MathChat

One of my subscribers asked why the trick for divisibility for 3 actually works. [If you missed the post on that trick, go here:]

But the gist of the trick is this:  3 divides evenly into a number if 3 divides evenly into the sum of the digits of the number.

I’ll prove this trick for a three-digit number, but you’ll see why the proof applies to numbers with as many digits as you’d like.

Let’s call our three-digit number cde, where c is the digit in the 100s place, d is the digit in the 10s place, and e is the digit in the 1s place.

We can state the value of our cde number like this:

cde =  (100 x c)  +  (10 x d)  +  e

This shows that the c-part of the number is made up of 100 groups of c. If you think about it, there’s no reason we can’t re-write the value of this digit as 99 groups of c plus 1c, or just:  (99c + c).

In the same way, the d-part of cde is made up of 10 groups of d, which we can re-write as (9d + d). And of course the e-part of the number is just e.

So now we have this:

cde =  (99c +  c)  +  (9d + d)  +  e

Using the rules of jolly old algebra, we can shuffle the terms around a bit to get this:

cde =   99c + 9d + (c + d + e)

Then, adding a set of parentheses for clarity, we get this:

cde =   (99c + 9d) + (c + d + e)

So far, so good. But what’s the point? Well, we’re just getting to that.

Let’s think a bit more about the 99c term. Factoring out a 3, we see that 99c =  3 x 33c. Since 3 is a factor of this expression, 99c must be divisible by 3. Aha, progress, right?

Factoring the d-term, we see that 9d = 3 x 3d. Again, since 3 is a factor of this expression, 9d is  also divisible by 3.

So we now know that both 99c and 9d are divisible by 3.

We can never forget the Divisibility Principle of Sums (DPS), which says:

If a number, x, divides evenly into both a and b, then it divides evenly into their sum, (a + b).

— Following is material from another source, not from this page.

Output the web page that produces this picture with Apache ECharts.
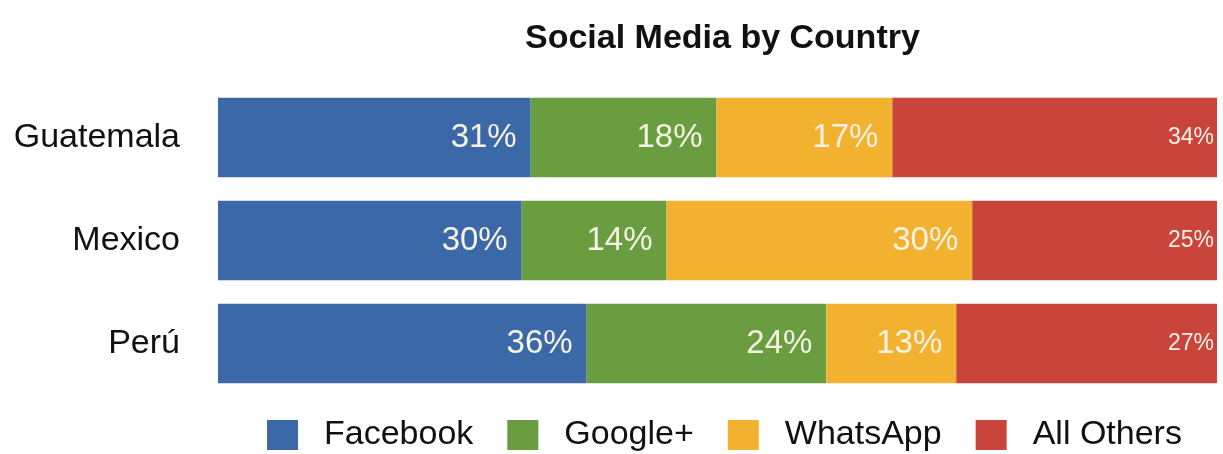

What does that mean here? It means that since 3 divides evenly into both 99c and 9d, it must divide evenly into their sum:   (99c + 9d).

And remember that our number, cde, equals nothing more than:  (99c + 9d) + (c + d + e)

So, we’ve just found out that 3 divides evenly into the quantity in the first parentheses:  99c + 9d

So to find out if 3 divides evenly into the whole number cde, all that’s left is to find out whether or not 3 divides into what remains, the quantity in the second parentheses:  c + d + e

But guess what? c + d + e is the sum of the digits for our number, cde. So this idea right here is the trick for divisibility for 3:  To find out if 3 divides evenly into a number, just add up the number’s digits and see if 3 goes into that sum.  If it does, then 3 does go in; if not, 3 does not go in.

So this proves the divisibility trick for a three-digit number like cde.

To see why the same trick works for numbers with four or more digits, keep in mind that the larger digits can similarly all be broken up as we broke up the digits of c and d. For example, if we have a four-digit number, bcde, then the value of the leading digit b can be viewed, first, as (1,000 x b). And then this can be split apart once more, into 999b + b. That way, this four-digit number fits into the pattern of the trick. And this same kind of split up can be done for any digit whatsoever.

So if you follow the logic of this proof, you now see that the divisibility trick rests on solid logical/mathematical ground.